Here is a quick example:
import java.util.Collections;
import java.util.Comparator;
import java.util.LinkedList;
public class SortedList<E> extends LinkedList<E>
{
private Comparator<E> comparator;
public SortedList(final Comparator<E> comparator)
{
this.comparator = comparator;
}
/**
* this ignores the index and delegates to .add()
* so it will be sorted into the correct place immediately.
*/
@Override
public void add(int index, Object element)
{
this.add(element);
}
@Override
public boolean add(final E e)
{
final boolean result = super.add(e);
Collections.sort(this, this.comparator);
return result;
}
}
Most Efficient Solution:
Alternatively you could only sort when getting the Iterator
and this would be more performance oriented if the sorted order was only really important when iterating over the List
. This would cover the use case of the client code not having to call, Collections.sort()
before every iteration and encapsulate that behavior into the class.

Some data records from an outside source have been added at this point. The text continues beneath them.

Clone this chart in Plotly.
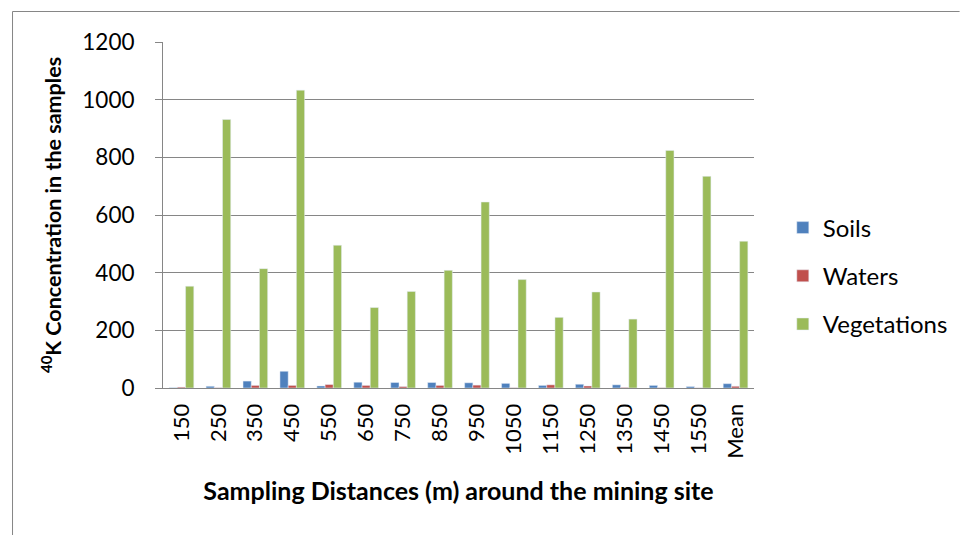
import plotly.graph_objects as go

categories = ["150", "250", "350", "450", "550", "650", "750", "850", "950",
              "1050", "1150", "1250", "1350", "1450", "1550", "Mean"]
soils = [1, 6, 24, 58, 7, 20, 19, 19, 18, 16, 9, 13, 11, 9, 5, 15]
waters = [3, 1, 9, 9, 12, 9, 5, 9, 10, 1, 11, 7, 2, 1, 0.5, 6]
vegetations = [353, 931, 414, 1033, 495, 279, 335, 408, 645, 376, 245, 333, 239, 824, 734, 509]

FONT = "Lato"
GRAY = "#868686"

fig = go.Figure()
fig.add_trace(go.Bar(name="Soils", x=categories, y=soils, marker_color="#4F81BD", legendgroup="a"))
fig.add_trace(go.Bar(name="Waters", x=categories, y=waters, marker_color="#C0504D", legendgroup="b"))
fig.add_trace(go.Bar(name="Vegetations", x=categories, y=vegetations, marker_color="#9BBB59", legendgroup="c"))

L, R, T, B = 163, 758, 42, 388
W, H = 965, 535

def px_x(p):
    return (p - L) / (R - L)

def px_y(p):
    return (B - p) / (B - T)

fig.update_layout(
    width=W, height=H,
    margin=dict(l=L, r=W - R, t=T, b=H - B),
    paper_bgcolor="white", plot_bgcolor="white",
    barmode="group", bargap=0.333, bargroupgap=0,
    font=dict(family=FONT, size=21, color="black"),
    showlegend=True,
    legend=dict(x=px_x(787), xanchor="left", y=px_y(276), yanchor="middle",
                traceorder="grouped", tracegroupgap=14,
                font=dict(family=FONT, size=24, color="black"),
                itemwidth=30, bgcolor="rgba(0,0,0,0)"),
    xaxis=dict(
        type="category", tickangle=-90, showline=True, linecolor=GRAY, linewidth=1,
        ticks="", ticklabelstandoff=6, tickfont=dict(family=FONT, size=22, color="black"),
        title=dict(text="<b>Sampling Distances (m) around the mining site</b>",
                   font=dict(family=FONT, size=25, color="black"), standoff=24),
        showgrid=False,
    ),
    yaxis=dict(
        range=[0, 1200], dtick=200, showline=True, linecolor=GRAY, linewidth=1,
        ticks="outside", ticklen=7, tickcolor=GRAY, ticklabelstandoff=16,
        showgrid=True, gridcolor=GRAY, gridwidth=1,
        tickfont=dict(family=FONT, size=22.5, color="black"),
        title=dict(text="<b><sup>40</sup>K Concentration in the samples</b>",
                   font=dict(family=FONT, size=21.5, color="black"), standoff=14),
        zeroline=False,
    ),
    shapes=[
        dict(type="line", xref="paper", yref="paper", x0=px_x(11.5), x1=px_x(965),
             y0=px_y(11.5), y1=px_y(11.5), line=dict(color=GRAY, width=1)),
        dict(type="line", xref="paper", yref="paper", x0=px_x(11.5), x1=px_x(11.5),
             y0=px_y(11.5), y1=px_y(540), line=dict(color=GRAY, width=1)),
    ],
)

fig.write_html("out.html", config={"displayModeBar": False},
               post_script="document.body.style.margin='0';document.body.style.overflow='hidden';")
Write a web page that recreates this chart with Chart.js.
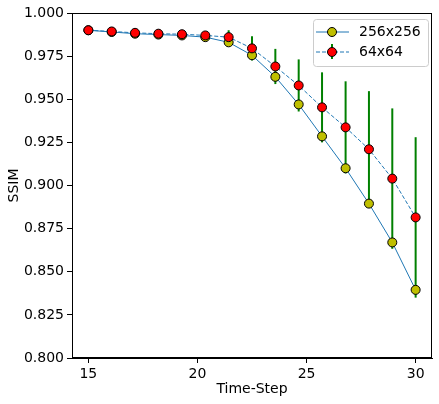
<!DOCTYPE html>
<html>
<head>
<meta charset="utf-8">
<script src="https://cdn.jsdelivr.net/npm/chart.js@4"></script>
<style>
  html, body { margin: 0; padding: 0; background: #fff; }
  #wrap { width: 439px; height: 404px; }
</style>
</head>
<body>
<div id="wrap"><canvas id="chart" width="439" height="404"></canvas></div>
<script>
const timeSteps = [15, 16.07, 17.14, 18.21, 19.29, 20.36, 21.43, 22.5, 23.57, 24.64, 25.71, 26.79, 27.86, 28.93, 30];
const ssim256 = [0.990, 0.989, 0.988, 0.9875, 0.987, 0.986, 0.983, 0.9755, 0.963, 0.947, 0.9285, 0.910, 0.8895, 0.867, 0.8395];
const ssim64 = [0.990, 0.9893, 0.9885, 0.988, 0.9877, 0.987, 0.986, 0.9795, 0.969, 0.958, 0.9453, 0.9337, 0.921, 0.904, 0.8815];
const err64 = [0.001, 0.001, 0.001, 0.001, 0.001, 0.002, 0.004, 0.007, 0.0102, 0.0151, 0.0203, 0.0267, 0.0337, 0.0407, 0.0465];
const xTicks = [15, 20, 25, 30];
const seriesNames = ['256x256', '64x64'];

const FONT = 'DejaVu Sans';
const blue = '#1f77b4';

// error bars under the markers, drawn with the chart's scales
const errorBars = {
    id: 'errorBars',
    beforeDatasetsDraw(chart) {
        const ctx = chart.ctx, x = chart.scales.x, y = chart.scales.y;
        ctx.save();
        ctx.strokeStyle = 'green';
        ctx.lineWidth = 2;
        timeSteps.forEach((t, i) => {
            const px = x.getPixelForValue(t);
            ctx.beginPath();
            ctx.moveTo(px, y.getPixelForValue(ssim64[i] + err64[i]));
            ctx.lineTo(px, y.getPixelForValue(ssim64[i] - err64[i]));
            ctx.stroke();
        });
        ctx.restore();
    }
};

function marker(ctx, x, y, fill) {
    ctx.beginPath();
    ctx.arc(x, y, 4.5, 0, Math.PI * 2);
    ctx.fillStyle = fill;
    ctx.fill();
    ctx.lineWidth = 1;
    ctx.strokeStyle = '#000';
    ctx.stroke();
}

// frame + legend box
const frameLegend = {
    id: 'frameLegend',
    afterDraw(chart) {
        const ctx = chart.ctx, a = chart.chartArea;
        ctx.save();
        ctx.strokeStyle = '#000';
        ctx.lineWidth = 1;
        ctx.strokeRect(a.left + 0.5, a.top + 0.5, a.right - a.left - 1, a.bottom - a.top - 1);

        const bx = 313, by = 19, bw = 115, bh = 47;
        ctx.beginPath();
        ctx.roundRect(bx + 0.5, by + 0.5, bw, bh, 3);
        ctx.fillStyle = 'rgba(255,255,255,0.8)';
        ctx.fill();
        ctx.strokeStyle = '#cccccc';
        ctx.stroke();

        // entry 1
        let ly = 32;
        ctx.strokeStyle = blue;
        ctx.lineWidth = 1;
        ctx.beginPath(); ctx.moveTo(316, ly); ctx.lineTo(349, ly); ctx.stroke();
        marker(ctx, 332, ly, '#bfbf00');
        // entry 2
        ly = 52;
        ctx.strokeStyle = blue;
        ctx.setLineDash([4, 2]);
        ctx.beginPath(); ctx.moveTo(316, ly); ctx.lineTo(349, ly); ctx.stroke();
        ctx.setLineDash([]);
        ctx.strokeStyle = 'green';
        ctx.lineWidth = 2;
        ctx.beginPath(); ctx.moveTo(332, ly - 8); ctx.lineTo(332, ly + 7); ctx.stroke();
        marker(ctx, 332, ly, '#ff0000');

        ctx.fillStyle = '#000';
        ctx.font = '14px ' + FONT;
        ctx.textBaseline = 'middle';
        ctx.fillText(seriesNames[0], 359, 32);
        ctx.fillText(seriesNames[1], 359, 52);
        ctx.restore();
    }
};

new Chart(document.getElementById('chart').getContext('2d'), {
    type: 'line',
    data: {
        datasets: [
            {
                label: seriesNames[0],
                data: timeSteps.map((t, i) => ({ x: t, y: ssim256[i] })),
                borderColor: blue,
                borderWidth: 1,
                pointBackgroundColor: '#bfbf00',
                pointBorderColor: '#000',
                pointBorderWidth: 1,
                pointRadius: 4.5,
                tension: 0,
                order: 2
            },
            {
                label: seriesNames[1],
                data: timeSteps.map((t, i) => ({ x: t, y: ssim64[i] })),
                borderColor: blue,
                borderWidth: 1,
                borderDash: [4, 2],
                pointBackgroundColor: '#ff0000',
                pointBorderColor: '#000',
                pointBorderWidth: 1,
                pointRadius: 4.5,
                tension: 0,
                order: 1
            }
        ]
    },
    options: {
        responsive: false,
        animation: false,
        layout: { padding: { top: 13, right: 7, left: 0, bottom: 0 } },
        plugins: { legend: { display: false }, tooltip: { enabled: false } },
        scales: {
            x: {
                type: 'linear',
                min: 14.25,
                max: 30.75,
                afterBuildTicks: scale => { scale.ticks = xTicks.map(v => ({ value: v })); },
                afterFit: scale => { scale.height = 46; },
                grid: { drawOnChartArea: false, tickLength: 5, color: '#000' },
                border: { color: '#000' },
                ticks: { color: '#000', font: { family: FONT, size: 14 }, padding: 3, maxRotation: 0 },
                title: { display: true, text: 'Time-Step', color: '#000', font: { family: FONT, size: 14 }, padding: { top: 0, bottom: 6 } }
            },
            y: {
                min: 0.8,
                max: 1.0,
                afterFit: scale => { scale.width = 72; },
                grid: { drawOnChartArea: false, tickLength: 5, color: '#000' },
                border: { color: '#000' },
                ticks: {
                    stepSize: 0.025,
                    color: '#000',
                    font: { family: FONT, size: 14 },
                    padding: 3,
                    callback: v => v.toFixed(3)
                },
                title: { display: true, text: 'SSIM', color: '#000', font: { family: FONT, size: 14 }, padding: { top: 6, bottom: 0 } }
            }
        }
    },
    plugins: [errorBars, frameLegend]
});
</script>
</body>
</html>
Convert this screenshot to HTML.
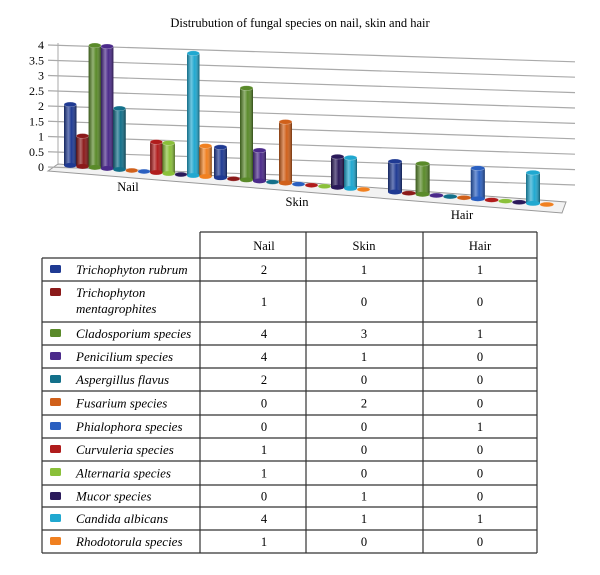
<!DOCTYPE html>
<html><head><meta charset="utf-8"><style>
body{margin:0;background:#fff}
svg{display:block;font-family:"Liberation Serif",serif}
</style></head><body>
<svg width="600" height="575" viewBox="0 0 600 575">
<defs>
<linearGradient id="shade" x1="0" x2="1" y1="0" y2="0">
<stop offset="0" stop-color="#000" stop-opacity="0.35"/>
<stop offset="0.35" stop-color="#fff" stop-opacity="0.35"/>
<stop offset="0.6" stop-color="#fff" stop-opacity="0"/>
<stop offset="1" stop-color="#000" stop-opacity="0.45"/>
</linearGradient>
</defs>
<text x="300" y="27" text-anchor="middle" font-size="12.5">Distrubution of fungal species on nail, skin and hair</text>
<g id="grid"></g>
<g id="yticks"></g>
<g id="bars"></g>
<g id="xlabels"></g>
<g id="table"></g>
</svg>
<script>
const categories = ["Nail","Skin","Hair"];
const species = ["Trichophyton rubrum","Trichophyton|mentagrophites","Cladosporium species","Penicilium species","Aspergillus flavus","Fusarium species","Phialophora species","Curvuleria species","Alternaria species","Mucor species","Candida albicans","Rhodotorula species"];
const nailValues = [2,1,4,4,2,0,0,1,1,0,4,1];
const skinValues = [1,0,3,1,0,2,0,0,0,1,1,0];
const hairValues = [1,0,1,0,0,0,1,0,0,0,1,0];
const yTicks = [0,0.5,1,1.5,2,2.5,3,3.5,4];
const colors = ["#1f3a93","#8b1a1a","#5a8a2a","#4b2a8a","#13708a","#d0601a","#2a5fc0","#b01c1c","#8ac03a","#2a1a5a","#20a8d0","#f08020"];

const NS="http://www.w3.org/2000/svg";
function mk(tag,attrs,parent){const e=document.createElementNS(NS,tag);for(const k in attrs)e.setAttribute(k,attrs[k]);parent.appendChild(e);return e;}
const series=[nailValues,skinValues,hairValues];
const gx0=48,gx1=575;
function backY(x,v){const t=(x-gx0)/(gx1-gx0);const base=167+t*18;const unit=30.5+t*0.3;return base-v*unit;}
function floorY(x){return 165+0.082*(x-65);}
function unitAt(x){return 30.5+(x-65)*0.0005;}
const groupStart=[64,214,388],groupStep=[12.3,13,13.8],barW=[12.5,13,14];
function barX(g,i){return groupStart[g]+i*groupStep[g];}

const grid=document.getElementById('grid'),yt=document.getElementById('yticks');
const floor=mk('polygon',{points:`${gx0+10},164 ${gx0},171 562,213 566,202`,fill:'#f2f2f2',stroke:'#999','stroke-width':1},grid);

mk('line',{x1:gx0+10,y1:backY(gx0,4)-2,x2:gx0+10,y2:165,stroke:'#aaa'},grid);
yTicks.forEach(v=>{
 const l=mk('line',{x1:gx0,y1:backY(gx0,v),x2:gx1,y2:backY(gx1,v),stroke:'#aaa','stroke-width':1.2},grid);
 
 const t=mk('text',{x:44,y:backY(gx0,v)+4,'text-anchor':'end','font-size':12},yt);
 t.textContent=String(v);
 
});
const bars=document.getElementById('bars');
series.forEach((vals,g)=>{
 vals.forEach((v,i)=>{
  const x=barX(g,i),w=barW[g],yb=floorY(x+w/2),h=v*unitAt(x),yt2=yb-h,ry=2.4;
  const grp=mk('g',{},bars);
  
  
  if(h>0){
   mk('rect',{x:x,y:yt2,width:w,height:h,fill:colors[i]},grp);
   mk('rect',{x:x,y:yt2,width:w,height:h,fill:'url(#shade)'},grp);
   mk('ellipse',{cx:x+w/2,cy:yb,rx:w/2,ry:ry,fill:colors[i]},grp);
  }
  mk('ellipse',{cx:x+w/2,cy:yt2,rx:w/2,ry:ry,fill:colors[i],stroke:'#fff','stroke-opacity':0.4,'stroke-width':0.6},grp);
 });
});
const xl=document.getElementById('xlabels');
[[128,191],[297,206],[462,219]].forEach((p,g)=>{
 const t=mk('text',{x:p[0],y:p[1],'text-anchor':'middle','font-size':12.5},xl);
 t.textContent=categories[g];
 
});
const tb=document.getElementById('table');
const rowY=[258,281,322,345,368,391,415,438,461,485,507,530,553];
const colX=[200,306,423,537];
const st={stroke:'#333','stroke-width':1.2};
mk('line',Object.assign({x1:200,y1:232,x2:537,y2:232},st),tb);
colX.forEach(x=>mk('line',Object.assign({x1:x,y1:232,x2:x,y2:553},st),tb));
mk('line',Object.assign({x1:42,y1:258,x2:42,y2:553},st),tb);
rowY.forEach(y=>mk('line',Object.assign({x1:42,y1:y,x2:537,y2:y},st),tb));
const hc=[264,364,480];
categories.forEach((c,g)=>{const t=mk('text',{x:hc[g],y:250,'text-anchor':'middle','font-size':12.5},tb);t.textContent=c;
 });
species.forEach((s,i)=>{
 const y0=rowY[i],y1=rowY[i+1],mid=(y0+y1)/2;
 const sw=mk('rect',{x:50,y:y0+7,width:11,height:8,rx:1.5,fill:colors[i]},tb);
 
 const parts=s.split('|');
 parts.forEach((p,k)=>{
  const t=mk('text',{x:76,y:parts.length>1?y0+16+k*16:mid+4.5,'font-size':13,'font-style':'italic'},tb);
  t.textContent=p;
  
 });
 series.forEach((vals,g)=>{
  const t=mk('text',{x:hc[g],y:mid+4.5,'text-anchor':'middle','font-size':12.5},tb);
  t.textContent=String(vals[i]);
  
 });
});
</script>
</body></html>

import java.util.Collections;
import java.util.Comparator;
import java.util.Iterator;
import java.util.LinkedList;
public class SortedList<E> extends LinkedList<E>
{
private Comparator<E> comparator;
public SortedList(final Comparator<E> comparator)
{
this.comparator = comparator;
}
@Override
public Iterator<E> iterator()
{
Collections.sort(this, this.comparator);
return super.iterator();
}
}
Of course there would need to be error checking and handling to see if the Comparator
was null
or not and what to do if that was the case, but this gives you the idea. You still don't have any deterministic way to deal with duplicates.
Guava Solution:
If you are using Guava and you should be, you can just use
Ordering.immutableSortedCopy()
only when you need to iterate and be done with it.
Solution 4:
Something like TreeSet (or TreeMultiset in case you need duplicates) with more efficient random access is possible, but I doubt it was implemented in Java. Making each node of the tree remembers the size of its left subtree allows accessing an element by index in time O(log(size))
which is not bad.
In order to implement it, you'd need to rewrite a good portion of the underlying TreeMap.
Solution 5:
The main difference between SortedSet and List is:
- SortedSet keeps it's element in the right order, but you can't really access a specific element by index.
- List allows indexed access, and arbitrary ordering of the elements. It also allows changing any element (by index or Iterator) to another element, without that the location changes.
You seem to want kind of a fusion of both: automatic sorting, and allowing (reasonable fast) index access. Depending on the size of data and how often indexed reading or adding new elements occur, these are my ideas:
- a wrapped ArrayList, where the add method used a ListIterator to find the insertion spot, then inserting the element there. This is O(n) for insertions, O(1) for indexed access.
- a wrapped LinkedList, where the add method used a ListIterator to find the insertion spot, then inserting the element there. (This still is O(n) for insertions (with sometimes quite smaller factor as ArrayList, sometimes even more), as well as indexed access.)
- a modified binary tree keeping track of the sizes of both halves on each level, thus enabling indexed access. (This would be O(log n) for each access, but needs some extra programming, as it is not yet included in the Java SE. Or you find some library that can this.)
In any case, the interfaces and contracts of SortedSet and List are not really compatible, so you'll want the List part be read-only (or read-and-delete-only), not allowing setting and adding, and having an extra object (maybe implementing the Collection interface) for adding Objects.